Got a craving for salad? Not exactly the usual foodie question you get asked, but in Seoul, recently, there have been a couple of really good restaurants popping up that focus on all things plant based. We’re talking salads, raw cooking, vegan options; more ‘health’ orientated places to get your meokbang (먹방) on.
Hannah spotted Bad Farmers on the Soul of Seoul’s instagram – and I keep complaining that I don’t hang out in Sinsa anywhere near enough anymore – so it was added to the list of Places To Go. Checked it off last week Sunday (you’ll probably have seen it on my instastories; if you didn’t then go follow! You’ll 100% see everything there first), and it was pretty darned fab.
It’s also thoroughly instagrammable.
Bad Farmers is set about a 7 minute walk away from the main Garosugil street. If you take the road where the Joyrich living wall used to be – there’s now the styleNANDA 3CE cinema on that road, keep walking past the side street that runs parallel with Garosugil, take a right after about three or four minutes, then you’re there. The building is bright red/orange, so you’ can’t exactly miss it. It’s a quieter area than Sinsa station and Garosugil, so it’s a pretty nice food spot.
The restaurant itself is quite small, they have an outdoor seating area, and two rooms inside. The opening times are also a little interesting, they open at 11am and close at 9pm Monday-Saturday, and 8pm on Sunday. They also have a break between ‘lunch’ and ‘dinner’ where they prep everything for the next serving time. It has a very ‘family run’/homey feel, with exposed bricks and mismatched wooden furniture. The staff are also really welcoming, which is always nice.
Bad Farmers has a menu of 6 different salads, 4 open sandwiches that come in either 2 or 4 slices, around 9 or 10 juices and 7 yoghurt/fruit cups. All of them looked delicious, but Hannah was hankering for the Avo Cobb salad, and I decided to try an open sandwich – the prawn/shrimp with tofu mayonnaise.
Each salad is served with a tub of homemade dressing, soup of the day, and a slice of toast. The salad bowls themselves are so colourful and beautifully presented that I’m kind of sad that I didn’t have one myself, but I was really happy with the shrimp toast, and it’s nice to try more than one type of item on the menu. (The beetroot toast looked ah-may-zing.)
The avo cobb bowl’s main selling point for us was avocado (they’re so expensive here) and salmon. It also comes with everything you can see in the above images: egg, chicken, sweetcorn, olives, served on a bed of salad leaves. The dressing fit the salad really well, and the soup + toast combination was great. For around 12000W it wasn’t the worst price I’ve seen for food containing avocado and salmon, which are both pricey ingredients here.

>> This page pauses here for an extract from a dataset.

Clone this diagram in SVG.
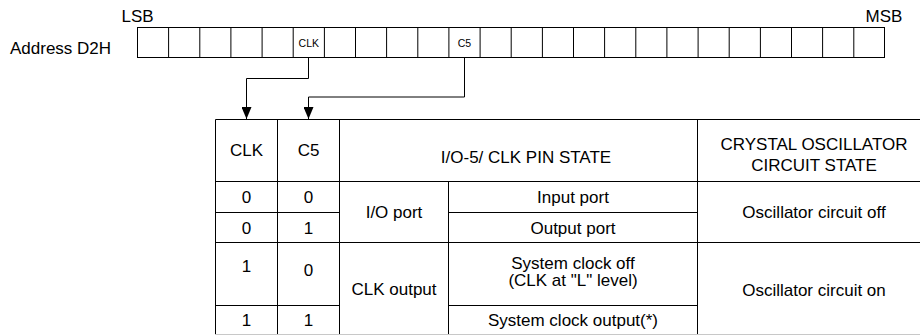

The shrimp toast was great too. The toast was on non-sweet bread (which is something that is very hard to find in Korea), and the tofu mayonnaise was a really interesting flavour. I’m not the most massive of mayonnaise eaters as it is, but the texture was different and it complemented the prawns well. For two slices it was around 7000W, four are around 11000W or 12000W.
I think the food is pretty good overall, the price vs portion size is kind of steep when you’re used to anything above 10000 being pretty sizable and more than enough to share. But then again, you do have to remember that this spot is in Sinsadong, which is one of the most expensive areas in Seoul for food, so prices are a little steeper. It’s a nice place to go if you want a beautifully presented salad in a setting that is pretty damn intsagrammable, or are looking for something healthy and a little bit different thank banchan salads with strawberry dressing. I’d definitely go back if I’m passing through Sinsa and feel like having something lighter to eat.
It’s definitely nice that there are more and more restaurants popping up that cater to different dietary requirements, or offer something that’s a nice break from Korean Korean food all the time. Seoul is truly a multicultural city now, and it’s fab (at least in my opinion) that the food map is starting to show this in more areas than Itaewon, or other more ‘foreigner dense’ neighbourhoods.